_Task to carry out_:
Copy the data precisely, character for character, and leave out every picture.

_Available data_:

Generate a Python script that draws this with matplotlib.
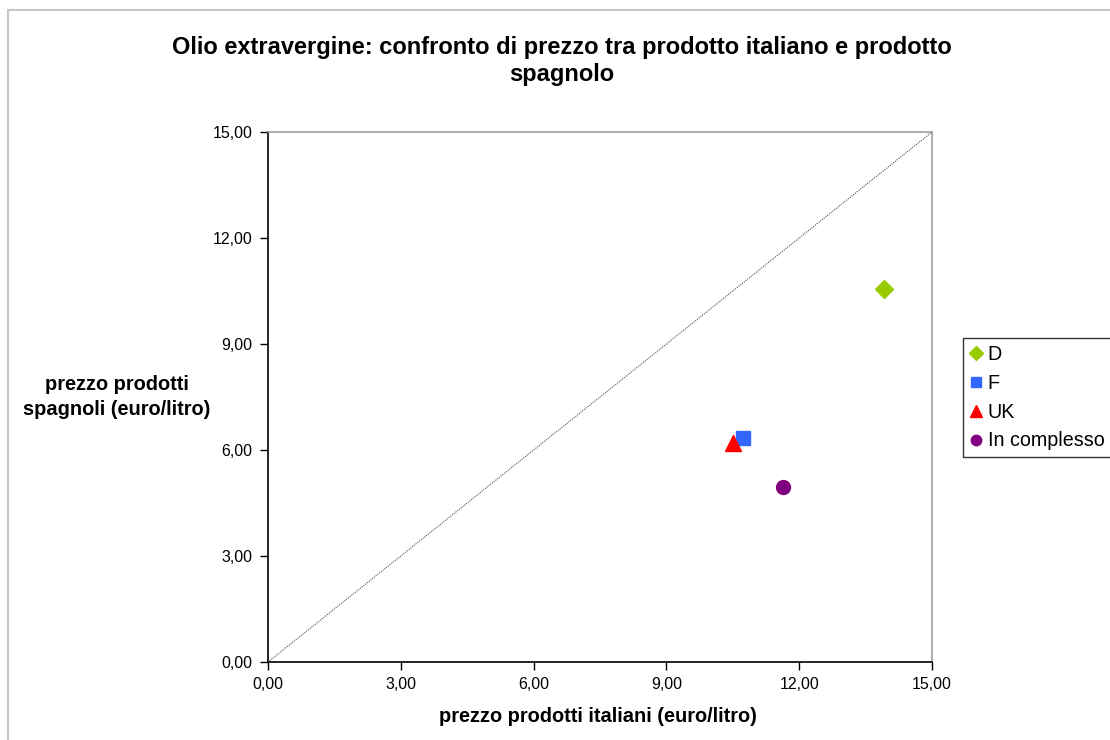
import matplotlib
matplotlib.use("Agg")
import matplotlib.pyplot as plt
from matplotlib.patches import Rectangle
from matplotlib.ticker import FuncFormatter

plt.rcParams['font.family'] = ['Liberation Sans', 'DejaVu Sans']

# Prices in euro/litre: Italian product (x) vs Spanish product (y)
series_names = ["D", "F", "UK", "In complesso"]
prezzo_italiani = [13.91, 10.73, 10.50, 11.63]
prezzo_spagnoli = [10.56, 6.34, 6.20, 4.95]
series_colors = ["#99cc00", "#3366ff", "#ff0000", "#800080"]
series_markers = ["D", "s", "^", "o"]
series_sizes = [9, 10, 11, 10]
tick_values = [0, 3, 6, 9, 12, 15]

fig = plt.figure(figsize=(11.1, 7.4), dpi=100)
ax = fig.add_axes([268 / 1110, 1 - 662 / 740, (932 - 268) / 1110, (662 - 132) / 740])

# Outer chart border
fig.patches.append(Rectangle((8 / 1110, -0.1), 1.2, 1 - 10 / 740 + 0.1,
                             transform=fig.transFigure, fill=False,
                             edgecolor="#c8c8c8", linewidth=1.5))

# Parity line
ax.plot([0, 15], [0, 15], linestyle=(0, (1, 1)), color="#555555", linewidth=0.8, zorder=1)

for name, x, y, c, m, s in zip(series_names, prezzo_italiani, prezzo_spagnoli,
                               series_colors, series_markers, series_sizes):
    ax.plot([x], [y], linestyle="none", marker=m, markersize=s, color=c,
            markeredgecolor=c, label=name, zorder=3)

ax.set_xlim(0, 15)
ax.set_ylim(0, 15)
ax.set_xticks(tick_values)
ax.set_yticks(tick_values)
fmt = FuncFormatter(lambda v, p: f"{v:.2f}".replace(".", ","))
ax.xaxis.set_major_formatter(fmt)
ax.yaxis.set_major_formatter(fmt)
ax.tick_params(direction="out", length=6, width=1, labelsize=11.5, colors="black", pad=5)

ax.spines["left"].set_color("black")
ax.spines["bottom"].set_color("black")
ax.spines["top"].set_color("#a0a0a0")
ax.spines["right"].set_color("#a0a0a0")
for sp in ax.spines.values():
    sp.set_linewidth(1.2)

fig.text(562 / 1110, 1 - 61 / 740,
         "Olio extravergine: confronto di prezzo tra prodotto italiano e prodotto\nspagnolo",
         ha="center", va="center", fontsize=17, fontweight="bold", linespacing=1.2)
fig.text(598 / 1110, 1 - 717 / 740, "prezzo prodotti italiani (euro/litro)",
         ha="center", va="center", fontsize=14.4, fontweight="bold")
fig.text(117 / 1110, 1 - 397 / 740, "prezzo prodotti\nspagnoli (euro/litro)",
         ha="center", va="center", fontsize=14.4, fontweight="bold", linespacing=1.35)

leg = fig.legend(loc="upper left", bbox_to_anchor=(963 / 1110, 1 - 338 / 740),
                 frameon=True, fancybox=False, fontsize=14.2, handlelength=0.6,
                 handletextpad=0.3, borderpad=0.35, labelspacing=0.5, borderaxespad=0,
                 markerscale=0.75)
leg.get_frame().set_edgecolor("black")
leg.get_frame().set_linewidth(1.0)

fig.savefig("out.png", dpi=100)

_Solution to the problem_:
Generate a Python script that draws this with matplotlib.
import matplotlib
matplotlib.use("Agg")
import matplotlib.pyplot as plt
from matplotlib.patches import Rectangle
from matplotlib.ticker import FuncFormatter

plt.rcParams['font.family'] = ['Liberation Sans', 'DejaVu Sans']

# Prices in euro/litre: Italian product (x) vs Spanish product (y)
series_names = ["D", "F", "UK", "In complesso"]
prezzo_italiani = [13.91, 10.73, 10.50, 11.63]
prezzo_spagnoli = [10.56, 6.34, 6.20, 4.95]
series_colors = ["#99cc00", "#3366ff", "#ff0000", "#800080"]
series_markers = ["D", "s", "^", "o"]
series_sizes = [9, 10, 11, 10]
tick_values = [0, 3, 6, 9, 12, 15]

fig = plt.figure(figsize=(11.1, 7.4), dpi=100)
ax = fig.add_axes([268 / 1110, 1 - 662 / 740, (932 - 268) / 1110, (662 - 132) / 740])

# Outer chart border
fig.patches.append(Rectangle((8 / 1110, -0.1), 1.2, 1 - 10 / 740 + 0.1,
                             transform=fig.transFigure, fill=False,
                             edgecolor="#c8c8c8", linewidth=1.5))

# Parity line
ax.plot([0, 15], [0, 15], linestyle=(0, (1, 1)), color="#555555", linewidth=0.8, zorder=1)

for name, x, y, c, m, s in zip(series_names, prezzo_italiani, prezzo_spagnoli,
                               series_colors, series_markers, series_sizes):
    ax.plot([x], [y], linestyle="none", marker=m, markersize=s, color=c,
            markeredgecolor=c, label=name, zorder=3)

ax.set_xlim(0, 15)
ax.set_ylim(0, 15)
ax.set_xticks(tick_values)
ax.set_yticks(tick_values)
fmt = FuncFormatter(lambda v, p: f"{v:.2f}".replace(".", ","))
ax.xaxis.set_major_formatter(fmt)
ax.yaxis.set_major_formatter(fmt)
ax.tick_params(direction="out", length=6, width=1, labelsize=11.5, colors="black", pad=5)

ax.spines["left"].set_color("black")
ax.spines["bottom"].set_color("black")
ax.spines["top"].set_color("#a0a0a0")
ax.spines["right"].set_color("#a0a0a0")
for sp in ax.spines.values():
    sp.set_linewidth(1.2)

fig.text(562 / 1110, 1 - 61 / 740,
         "Olio extravergine: confronto di prezzo tra prodotto italiano e prodotto\nspagnolo",
         ha="center", va="center", fontsize=17, fontweight="bold", linespacing=1.2)
fig.text(598 / 1110, 1 - 717 / 740, "prezzo prodotti italiani (euro/litro)",
         ha="center", va="center", fontsize=14.4, fontweight="bold")
fig.text(117 / 1110, 1 - 397 / 740, "prezzo prodotti\nspagnoli (euro/litro)",
         ha="center", va="center", fontsize=14.4, fontweight="bold", linespacing=1.35)

leg = fig.legend(loc="upper left", bbox_to_anchor=(963 / 1110, 1 - 338 / 740),
                 frameon=True, fancybox=False, fontsize=14.2, handlelength=0.6,
                 handletextpad=0.3, borderpad=0.35, labelspacing=0.5, borderaxespad=0,
                 markerscale=0.75)
leg.get_frame().set_edgecolor("black")
leg.get_frame().set_linewidth(1.0)

fig.savefig("out.png", dpi=100)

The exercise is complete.